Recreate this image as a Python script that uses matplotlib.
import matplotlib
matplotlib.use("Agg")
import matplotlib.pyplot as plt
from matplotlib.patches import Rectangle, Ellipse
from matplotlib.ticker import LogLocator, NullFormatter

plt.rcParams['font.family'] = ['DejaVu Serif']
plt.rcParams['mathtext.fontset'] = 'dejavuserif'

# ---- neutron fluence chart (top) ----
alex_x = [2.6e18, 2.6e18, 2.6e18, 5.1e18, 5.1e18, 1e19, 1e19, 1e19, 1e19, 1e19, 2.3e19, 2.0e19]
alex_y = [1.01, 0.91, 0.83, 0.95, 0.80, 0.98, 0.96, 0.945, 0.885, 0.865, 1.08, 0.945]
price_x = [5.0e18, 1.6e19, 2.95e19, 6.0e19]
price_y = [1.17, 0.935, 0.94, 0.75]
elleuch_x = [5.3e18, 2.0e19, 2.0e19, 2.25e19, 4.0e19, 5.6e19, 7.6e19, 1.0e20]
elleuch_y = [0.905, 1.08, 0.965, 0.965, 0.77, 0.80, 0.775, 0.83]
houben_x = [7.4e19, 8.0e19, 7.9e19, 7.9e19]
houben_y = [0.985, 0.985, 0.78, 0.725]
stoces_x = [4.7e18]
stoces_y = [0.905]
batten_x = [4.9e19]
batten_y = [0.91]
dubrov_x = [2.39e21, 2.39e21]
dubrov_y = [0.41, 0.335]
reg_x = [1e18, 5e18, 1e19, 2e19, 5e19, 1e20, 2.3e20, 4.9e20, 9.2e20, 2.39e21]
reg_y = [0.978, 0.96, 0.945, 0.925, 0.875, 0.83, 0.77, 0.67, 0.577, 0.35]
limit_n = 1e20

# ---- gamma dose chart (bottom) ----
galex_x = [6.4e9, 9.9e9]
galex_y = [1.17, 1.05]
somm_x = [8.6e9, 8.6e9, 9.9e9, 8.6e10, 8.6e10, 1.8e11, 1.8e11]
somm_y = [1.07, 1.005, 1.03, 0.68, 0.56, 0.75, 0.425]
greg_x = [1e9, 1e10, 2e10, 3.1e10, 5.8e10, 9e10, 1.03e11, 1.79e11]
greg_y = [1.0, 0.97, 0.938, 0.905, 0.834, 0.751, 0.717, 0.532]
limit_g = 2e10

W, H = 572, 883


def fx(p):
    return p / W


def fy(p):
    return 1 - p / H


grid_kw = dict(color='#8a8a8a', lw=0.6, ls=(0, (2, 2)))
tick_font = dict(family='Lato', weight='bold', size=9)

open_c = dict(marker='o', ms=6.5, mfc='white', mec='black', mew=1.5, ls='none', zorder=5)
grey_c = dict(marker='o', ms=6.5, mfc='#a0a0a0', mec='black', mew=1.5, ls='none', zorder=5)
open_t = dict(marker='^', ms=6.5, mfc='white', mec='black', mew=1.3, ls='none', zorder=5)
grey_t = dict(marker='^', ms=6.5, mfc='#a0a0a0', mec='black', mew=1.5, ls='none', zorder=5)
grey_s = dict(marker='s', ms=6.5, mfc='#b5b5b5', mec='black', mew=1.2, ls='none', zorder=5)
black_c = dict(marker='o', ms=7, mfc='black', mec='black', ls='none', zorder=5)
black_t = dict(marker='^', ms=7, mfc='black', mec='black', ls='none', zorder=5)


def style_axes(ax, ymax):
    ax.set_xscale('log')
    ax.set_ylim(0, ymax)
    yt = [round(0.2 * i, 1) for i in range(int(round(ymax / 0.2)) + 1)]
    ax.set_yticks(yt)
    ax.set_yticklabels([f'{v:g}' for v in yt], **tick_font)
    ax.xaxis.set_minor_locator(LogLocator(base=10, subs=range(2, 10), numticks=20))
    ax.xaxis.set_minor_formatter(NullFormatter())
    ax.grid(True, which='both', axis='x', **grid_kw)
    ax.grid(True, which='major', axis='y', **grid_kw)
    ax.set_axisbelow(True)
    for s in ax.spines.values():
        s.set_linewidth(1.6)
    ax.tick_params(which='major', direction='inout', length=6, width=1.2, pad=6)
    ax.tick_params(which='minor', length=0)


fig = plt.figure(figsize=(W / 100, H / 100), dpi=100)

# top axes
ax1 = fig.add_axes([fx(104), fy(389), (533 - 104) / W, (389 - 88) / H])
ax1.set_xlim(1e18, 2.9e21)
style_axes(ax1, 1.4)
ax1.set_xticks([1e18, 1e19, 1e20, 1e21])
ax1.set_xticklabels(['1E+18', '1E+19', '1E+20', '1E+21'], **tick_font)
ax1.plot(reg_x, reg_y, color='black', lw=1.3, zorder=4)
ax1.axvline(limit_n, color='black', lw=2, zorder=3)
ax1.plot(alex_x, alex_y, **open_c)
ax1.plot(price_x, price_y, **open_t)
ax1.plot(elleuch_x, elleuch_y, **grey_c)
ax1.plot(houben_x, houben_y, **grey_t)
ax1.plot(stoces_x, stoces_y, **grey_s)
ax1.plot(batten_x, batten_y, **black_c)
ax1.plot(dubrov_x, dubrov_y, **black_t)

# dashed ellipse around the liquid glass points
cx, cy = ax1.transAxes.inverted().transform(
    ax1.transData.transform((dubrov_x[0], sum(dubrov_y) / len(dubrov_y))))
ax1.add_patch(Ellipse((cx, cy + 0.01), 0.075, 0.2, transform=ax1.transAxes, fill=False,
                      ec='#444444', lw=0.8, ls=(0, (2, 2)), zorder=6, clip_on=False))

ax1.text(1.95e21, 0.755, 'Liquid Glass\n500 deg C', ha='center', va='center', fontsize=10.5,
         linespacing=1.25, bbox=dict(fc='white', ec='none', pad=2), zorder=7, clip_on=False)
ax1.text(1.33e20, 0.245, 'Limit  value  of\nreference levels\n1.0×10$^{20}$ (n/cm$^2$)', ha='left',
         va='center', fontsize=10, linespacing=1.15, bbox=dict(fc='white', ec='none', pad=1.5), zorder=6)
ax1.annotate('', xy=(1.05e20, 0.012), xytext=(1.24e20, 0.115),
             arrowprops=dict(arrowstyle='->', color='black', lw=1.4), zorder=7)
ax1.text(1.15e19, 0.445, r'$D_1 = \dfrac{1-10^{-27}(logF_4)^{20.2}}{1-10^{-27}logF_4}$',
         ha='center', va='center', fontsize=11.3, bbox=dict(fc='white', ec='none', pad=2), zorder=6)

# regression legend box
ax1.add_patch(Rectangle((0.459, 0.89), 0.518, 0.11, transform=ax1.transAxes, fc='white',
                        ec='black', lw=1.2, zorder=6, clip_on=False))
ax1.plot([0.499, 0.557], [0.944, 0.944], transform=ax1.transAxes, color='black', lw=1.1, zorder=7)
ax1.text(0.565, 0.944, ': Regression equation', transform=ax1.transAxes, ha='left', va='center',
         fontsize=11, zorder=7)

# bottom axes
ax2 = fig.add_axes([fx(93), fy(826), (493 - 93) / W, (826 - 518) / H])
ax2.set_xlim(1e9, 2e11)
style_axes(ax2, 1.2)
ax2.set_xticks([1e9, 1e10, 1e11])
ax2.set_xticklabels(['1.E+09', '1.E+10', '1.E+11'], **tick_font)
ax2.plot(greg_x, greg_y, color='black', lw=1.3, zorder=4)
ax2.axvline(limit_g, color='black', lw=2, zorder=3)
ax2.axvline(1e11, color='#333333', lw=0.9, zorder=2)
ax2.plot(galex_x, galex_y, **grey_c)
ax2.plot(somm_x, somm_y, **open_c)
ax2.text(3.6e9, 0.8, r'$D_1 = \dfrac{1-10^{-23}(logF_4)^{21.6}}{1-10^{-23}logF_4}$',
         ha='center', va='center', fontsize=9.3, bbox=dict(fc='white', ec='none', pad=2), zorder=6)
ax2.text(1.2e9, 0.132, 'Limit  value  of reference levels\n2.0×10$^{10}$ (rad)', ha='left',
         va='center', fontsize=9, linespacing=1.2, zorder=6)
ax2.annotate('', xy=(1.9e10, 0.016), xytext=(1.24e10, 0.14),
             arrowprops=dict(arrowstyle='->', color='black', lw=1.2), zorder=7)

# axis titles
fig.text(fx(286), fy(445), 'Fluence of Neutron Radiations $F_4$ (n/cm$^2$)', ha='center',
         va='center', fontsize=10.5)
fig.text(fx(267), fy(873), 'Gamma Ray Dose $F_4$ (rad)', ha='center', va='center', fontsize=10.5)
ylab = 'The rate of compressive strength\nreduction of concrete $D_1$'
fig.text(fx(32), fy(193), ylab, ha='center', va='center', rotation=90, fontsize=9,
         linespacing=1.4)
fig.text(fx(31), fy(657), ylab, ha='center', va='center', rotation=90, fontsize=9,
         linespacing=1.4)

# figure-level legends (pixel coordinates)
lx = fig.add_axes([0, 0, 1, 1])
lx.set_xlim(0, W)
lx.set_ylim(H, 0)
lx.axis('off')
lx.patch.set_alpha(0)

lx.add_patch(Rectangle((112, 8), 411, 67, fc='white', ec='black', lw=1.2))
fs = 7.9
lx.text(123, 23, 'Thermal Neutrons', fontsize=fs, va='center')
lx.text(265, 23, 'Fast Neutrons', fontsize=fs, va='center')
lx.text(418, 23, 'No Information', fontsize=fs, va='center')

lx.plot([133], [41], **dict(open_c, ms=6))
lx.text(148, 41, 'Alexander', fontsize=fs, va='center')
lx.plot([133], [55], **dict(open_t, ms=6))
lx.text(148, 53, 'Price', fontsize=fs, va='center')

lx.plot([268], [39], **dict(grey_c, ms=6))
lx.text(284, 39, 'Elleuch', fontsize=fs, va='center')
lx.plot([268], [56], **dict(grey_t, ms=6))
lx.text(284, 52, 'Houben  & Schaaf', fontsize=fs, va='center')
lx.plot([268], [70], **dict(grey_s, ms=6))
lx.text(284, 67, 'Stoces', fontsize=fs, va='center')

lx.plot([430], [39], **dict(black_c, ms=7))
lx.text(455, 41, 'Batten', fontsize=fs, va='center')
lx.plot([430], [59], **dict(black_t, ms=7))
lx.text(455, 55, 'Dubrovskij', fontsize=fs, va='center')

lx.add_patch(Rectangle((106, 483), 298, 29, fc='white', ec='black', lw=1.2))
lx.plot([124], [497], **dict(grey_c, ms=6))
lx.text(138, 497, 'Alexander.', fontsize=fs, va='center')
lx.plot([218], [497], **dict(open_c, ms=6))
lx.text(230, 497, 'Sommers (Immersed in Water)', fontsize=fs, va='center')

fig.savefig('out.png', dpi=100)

* * *

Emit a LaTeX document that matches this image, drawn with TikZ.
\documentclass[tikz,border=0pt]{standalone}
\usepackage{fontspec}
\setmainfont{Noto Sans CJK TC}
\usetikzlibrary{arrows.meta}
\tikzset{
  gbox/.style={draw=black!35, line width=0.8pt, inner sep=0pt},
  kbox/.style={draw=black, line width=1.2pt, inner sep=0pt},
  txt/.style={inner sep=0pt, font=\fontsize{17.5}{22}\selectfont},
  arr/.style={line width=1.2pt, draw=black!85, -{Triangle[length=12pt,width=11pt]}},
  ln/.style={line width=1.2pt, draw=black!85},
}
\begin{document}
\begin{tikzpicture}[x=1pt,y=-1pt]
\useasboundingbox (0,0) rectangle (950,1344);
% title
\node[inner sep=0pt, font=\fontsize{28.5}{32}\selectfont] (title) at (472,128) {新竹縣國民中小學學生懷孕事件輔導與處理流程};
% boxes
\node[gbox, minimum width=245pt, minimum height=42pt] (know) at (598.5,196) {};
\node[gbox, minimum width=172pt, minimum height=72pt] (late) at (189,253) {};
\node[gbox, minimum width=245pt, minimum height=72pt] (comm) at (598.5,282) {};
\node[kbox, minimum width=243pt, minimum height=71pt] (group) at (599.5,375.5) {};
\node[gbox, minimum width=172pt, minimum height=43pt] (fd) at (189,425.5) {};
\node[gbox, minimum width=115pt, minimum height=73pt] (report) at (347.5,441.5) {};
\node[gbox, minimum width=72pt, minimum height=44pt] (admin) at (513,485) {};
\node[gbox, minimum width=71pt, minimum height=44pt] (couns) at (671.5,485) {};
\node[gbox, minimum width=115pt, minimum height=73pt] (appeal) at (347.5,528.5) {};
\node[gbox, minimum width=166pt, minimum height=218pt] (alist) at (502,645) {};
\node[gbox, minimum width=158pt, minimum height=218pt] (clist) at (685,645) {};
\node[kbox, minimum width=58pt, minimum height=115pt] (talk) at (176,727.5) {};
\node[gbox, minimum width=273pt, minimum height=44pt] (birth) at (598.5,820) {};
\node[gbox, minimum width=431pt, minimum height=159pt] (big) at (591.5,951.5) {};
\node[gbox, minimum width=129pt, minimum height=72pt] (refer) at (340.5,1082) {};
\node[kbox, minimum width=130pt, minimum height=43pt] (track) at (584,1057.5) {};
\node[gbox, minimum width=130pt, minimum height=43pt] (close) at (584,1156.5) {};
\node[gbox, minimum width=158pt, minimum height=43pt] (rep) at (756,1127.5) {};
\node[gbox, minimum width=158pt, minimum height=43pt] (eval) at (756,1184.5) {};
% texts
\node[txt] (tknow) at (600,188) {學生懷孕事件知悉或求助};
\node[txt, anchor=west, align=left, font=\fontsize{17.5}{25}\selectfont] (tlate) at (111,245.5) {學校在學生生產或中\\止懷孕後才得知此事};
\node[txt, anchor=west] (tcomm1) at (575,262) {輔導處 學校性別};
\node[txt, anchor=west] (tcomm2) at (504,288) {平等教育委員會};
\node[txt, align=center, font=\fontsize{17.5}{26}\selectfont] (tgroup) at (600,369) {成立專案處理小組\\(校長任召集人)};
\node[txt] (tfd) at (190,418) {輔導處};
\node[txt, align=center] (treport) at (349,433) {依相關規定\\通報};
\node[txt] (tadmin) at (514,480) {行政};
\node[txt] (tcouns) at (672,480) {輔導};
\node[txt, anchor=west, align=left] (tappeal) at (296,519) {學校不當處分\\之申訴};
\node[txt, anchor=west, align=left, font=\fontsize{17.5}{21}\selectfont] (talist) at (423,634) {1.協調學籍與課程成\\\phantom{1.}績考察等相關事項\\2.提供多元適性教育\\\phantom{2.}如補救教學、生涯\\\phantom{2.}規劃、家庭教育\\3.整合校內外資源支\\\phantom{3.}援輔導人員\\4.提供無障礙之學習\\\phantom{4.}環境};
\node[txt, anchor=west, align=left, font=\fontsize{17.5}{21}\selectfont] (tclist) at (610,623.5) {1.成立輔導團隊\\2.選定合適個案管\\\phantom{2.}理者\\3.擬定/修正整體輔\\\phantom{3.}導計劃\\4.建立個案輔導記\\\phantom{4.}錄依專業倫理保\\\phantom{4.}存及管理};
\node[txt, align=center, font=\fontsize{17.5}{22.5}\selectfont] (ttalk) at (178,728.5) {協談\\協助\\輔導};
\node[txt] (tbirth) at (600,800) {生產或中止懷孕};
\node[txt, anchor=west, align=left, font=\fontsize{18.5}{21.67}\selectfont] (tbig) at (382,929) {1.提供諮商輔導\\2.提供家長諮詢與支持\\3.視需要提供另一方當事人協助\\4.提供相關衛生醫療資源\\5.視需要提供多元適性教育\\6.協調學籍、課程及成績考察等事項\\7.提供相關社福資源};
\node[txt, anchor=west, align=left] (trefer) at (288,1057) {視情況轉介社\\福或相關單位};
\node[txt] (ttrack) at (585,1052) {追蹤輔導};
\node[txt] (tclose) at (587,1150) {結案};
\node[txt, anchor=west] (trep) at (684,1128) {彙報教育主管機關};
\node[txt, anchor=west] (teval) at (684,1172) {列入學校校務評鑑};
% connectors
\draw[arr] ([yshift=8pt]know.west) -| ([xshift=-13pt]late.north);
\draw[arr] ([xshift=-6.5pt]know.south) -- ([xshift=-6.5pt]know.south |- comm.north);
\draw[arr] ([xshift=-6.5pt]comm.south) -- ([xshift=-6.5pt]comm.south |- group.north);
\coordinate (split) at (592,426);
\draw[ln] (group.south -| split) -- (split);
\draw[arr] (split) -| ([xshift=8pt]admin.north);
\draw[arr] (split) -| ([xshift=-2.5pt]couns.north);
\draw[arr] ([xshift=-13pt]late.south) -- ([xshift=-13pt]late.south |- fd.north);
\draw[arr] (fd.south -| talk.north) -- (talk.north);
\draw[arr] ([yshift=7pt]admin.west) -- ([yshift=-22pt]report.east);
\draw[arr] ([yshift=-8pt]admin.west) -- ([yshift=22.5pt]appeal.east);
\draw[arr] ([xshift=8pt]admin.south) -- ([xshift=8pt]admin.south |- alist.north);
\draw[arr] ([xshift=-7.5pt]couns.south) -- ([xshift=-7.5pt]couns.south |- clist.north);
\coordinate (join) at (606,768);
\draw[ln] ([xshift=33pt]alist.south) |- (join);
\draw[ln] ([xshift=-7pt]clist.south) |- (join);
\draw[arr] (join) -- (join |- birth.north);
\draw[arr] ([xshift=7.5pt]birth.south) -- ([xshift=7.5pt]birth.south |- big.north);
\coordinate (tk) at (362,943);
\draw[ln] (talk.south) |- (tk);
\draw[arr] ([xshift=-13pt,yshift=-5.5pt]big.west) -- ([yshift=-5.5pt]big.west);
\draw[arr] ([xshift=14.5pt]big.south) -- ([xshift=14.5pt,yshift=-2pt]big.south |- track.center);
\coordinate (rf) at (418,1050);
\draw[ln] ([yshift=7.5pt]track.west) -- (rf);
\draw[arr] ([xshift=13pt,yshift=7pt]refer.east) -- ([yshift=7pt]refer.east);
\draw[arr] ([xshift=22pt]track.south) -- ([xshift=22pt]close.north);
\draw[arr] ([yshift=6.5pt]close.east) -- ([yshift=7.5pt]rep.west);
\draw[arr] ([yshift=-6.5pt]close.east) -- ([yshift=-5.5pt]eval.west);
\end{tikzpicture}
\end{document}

Work to complete: Using the listing above, pick out each line that contains the word "this", then copy it.

Answer to the problem:
Recreate this image as a Python script that uses matplotlib.
Emit a LaTeX document that matches this image, drawn with TikZ.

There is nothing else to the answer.